In the world of cryptocurrency trading, understanding the difference between spot trading and futures trading is essential for making informed decisions. Platforms like Binance offer both options, allowing traders to choose strategies that match their experience and risk tolerance.
1. What is Spot Trading?
Spot trading refers to the direct buying and selling of cryptocurrencies at the current market price. When a trader purchases assets such as Bitcoin or Ethereum in the spot market, they immediately own those assets. The cryptocurrency is transferred directly to the trader’s wallet or exchange balance.
Spot trading is generally considered simpler and more suitable for beginners because it involves straightforward transactions without complex contracts or leverage.
2. What is Futures Trading?
Futures trading involves buying or selling a contract that represents the future price of a cryptocurrency rather than owning the asset itself. On Binance futures, traders speculate on whether the price of a cryptocurrency will rise or fall.
One key feature of futures trading is leverage, which allows traders to control larger positions with a smaller amount of capital. However, leverage also increases risk because losses can occur quickly if the market moves in the wrong direction.
3. Key Differences Between Spot and Futures Trading
Ownership of Assets
In spot trading, traders actually own the cryptocurrency. In futures trading, traders only hold contracts that track the asset’s price.
Risk Level
Spot trading generally carries lower risk because traders only lose the amount they invest. Futures trading can be much riskier due to leverage and price volatility.
Trading Strategy
Spot trading is often used for long-term holding or simple buying and selling.

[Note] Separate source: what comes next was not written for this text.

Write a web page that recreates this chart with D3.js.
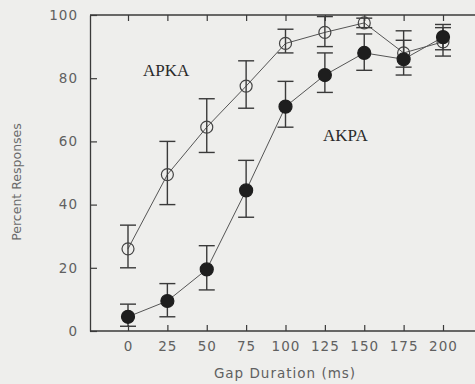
<!DOCTYPE html>
<html>
<head>
<script src="https://d3js.org/d3.v7.min.js"></script>
<style>
  body { margin: 0; background: #eeeeec; }
  svg { display: block; }
</style>
</head>
<body>
<svg width="475" height="384"></svg>
<script>
// gap durations (ms)
var gaps = [0, 25, 50, 75, 100, 125, 150, 175, 200];

// APKA - open circles
var apka   = [26, 49.5, 64.5, 77.5, 91, 94.5, 97.5, 88, 91.5];
var apkaLo = [20, 40, 56.5, 70.5, 88, 90, 96, 83.5, 87];
var apkaHi = [33.5, 60, 73.5, 85.5, 95.5, 99.5, 99, 95, 96];

// AKPA - filled circles
var akpa   = [4.5, 9.5, 19.5, 44.5, 71, 81, 88, 86, 93];
var akpaLo = [1.5, 4.5, 13, 36, 64.5, 75.5, 82.5, 81, 89];
var akpaHi = [8.5, 15, 27, 54, 79, 88, 94, 92, 97];

var yTicks = [0, 20, 40, 60, 80, 100];

var svg = d3.select("svg");
var plotL = 90, plotR = 478, plotT = 15, plotB = 331;

var x = d3.scaleLinear().domain([0, 200]).range([128, 443]);
var y = d3.scaleLinear().domain([0, 100]).range([plotB, plotT]);

var ink = "#3a3a3a";
var tickFont = "DejaVu Sans, sans-serif";

// frame top line
svg.append("line").attr("x1", plotL).attr("x2", plotR).attr("y1", plotT).attr("y2", plotT)
  .attr("stroke", ink).attr("stroke-width", 1.3);

var xAxis = svg.append("g").attr("transform", "translate(0," + plotB + ")")
  .call(d3.axisBottom(x).tickValues(gaps).tickSizeInner(-6).tickSizeOuter(0).tickPadding(10));
xAxis.select(".domain").attr("d", "M" + plotL + ",0H" + plotR);

var xTop = svg.append("g").attr("transform", "translate(0," + plotT + ")")
  .call(d3.axisTop(x).tickValues(gaps).tickSizeInner(-6).tickSizeOuter(0).tickFormat(""));
xTop.select(".domain").remove();

var yAxis = svg.append("g").attr("transform", "translate(" + plotL + ",0)")
  .call(d3.axisLeft(y).tickValues(yTicks).tickSizeInner(-7).tickSizeOuter(0).tickPadding(12));

svg.selectAll(".domain").attr("stroke", ink).attr("stroke-width", 1.3);
svg.selectAll(".tick line").attr("stroke", ink).attr("stroke-width", 1.2);
svg.selectAll(".tick text")
  .attr("font-family", tickFont).attr("font-size", 13.5)
  .attr("letter-spacing", 1).attr("fill", "#606060");

// axis titles
svg.append("text").attr("x", 285).attr("y", 378).attr("text-anchor", "middle")
  .attr("font-family", tickFont).attr("font-size", 13.5).attr("letter-spacing", 1)
  .attr("fill", "#606060").text("Gap Duration (ms)");

svg.append("text").attr("transform", "translate(21,182) rotate(-90)")
  .attr("text-anchor", "middle").attr("font-family", tickFont).attr("font-size", 12.5)
  .attr("fill", "#6a6a6a").text("Percent Responses");

function drawSeries(vals, lo, hi, filled) {
  var pts = gaps.map(function(g, i) { return { g: g, v: vals[i], lo: lo[i], hi: hi[i] }; });
  var g = svg.append("g");
  g.append("path").datum(pts)
    .attr("fill", "none").attr("stroke", "#555").attr("stroke-width", 1)
    .attr("d", d3.line().x(function(d) { return x(d.g); }).y(function(d) { return y(d.v); }));
  var eb = g.selectAll(".eb").data(pts).enter().append("g").attr("stroke", ink).attr("stroke-width", 1.4);
  eb.append("line").attr("x1", function(d) { return x(d.g); }).attr("x2", function(d) { return x(d.g); })
    .attr("y1", function(d) { return y(d.lo); }).attr("y2", function(d) { return y(d.hi); });
  eb.append("line").attr("x1", function(d) { return x(d.g) - 8; }).attr("x2", function(d) { return x(d.g) + 8; })
    .attr("y1", function(d) { return y(d.lo); }).attr("y2", function(d) { return y(d.lo); });
  eb.append("line").attr("x1", function(d) { return x(d.g) - 8; }).attr("x2", function(d) { return x(d.g) + 8; })
    .attr("y1", function(d) { return y(d.hi); }).attr("y2", function(d) { return y(d.hi); });
  g.selectAll("circle").data(pts).enter().append("circle")
    .attr("cx", function(d) { return x(d.g); }).attr("cy", function(d) { return y(d.v); })
    .attr("r", filled ? 6.5 : 6)
    .attr("fill", filled ? "#1e1e1e" : "none")
    .attr("stroke", filled ? "#1e1e1e" : "#444").attr("stroke-width", 1.2);
}

drawSeries(apka, apkaLo, apkaHi, false);
drawSeries(akpa, akpaLo, akpaHi, true);

// series labels
svg.append("text").attr("x", 143).attr("y", 76)
  .attr("font-family", "Liberation Serif, serif").attr("font-size", 17)
  .attr("fill", "#2a2a2a").text("APKA");
svg.append("text").attr("x", 323).attr("y", 141)
  .attr("font-family", "Liberation Serif, serif").attr("font-size", 17)
  .attr("fill", "#2a2a2a").text("AKPA");
</script>
</body>
</html>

Futures trading is commonly used for short-term speculation and advanced strategies.
Leverage
Spot trading typically does not involve leverage. Futures trading allows traders to use leverage to increase potential profits, but it also increases potential losses.
4. Which One is Better?
The choice between spot and futures trading depends on the trader’s experience, risk tolerance, and goals. Beginners usually start with spot trading to understand market behavior. More experienced traders may use futures trading for hedging or speculative opportunities.
Conclusion
Both spot and futures trading play important roles in the cryptocurrency ecosystem. Exchanges like Binance provide these tools to give traders flexibility in how they participate in the market. Understanding the differences between these trading methods can help traders manage risk and develop more effective strategies in the evolving world of digital assets.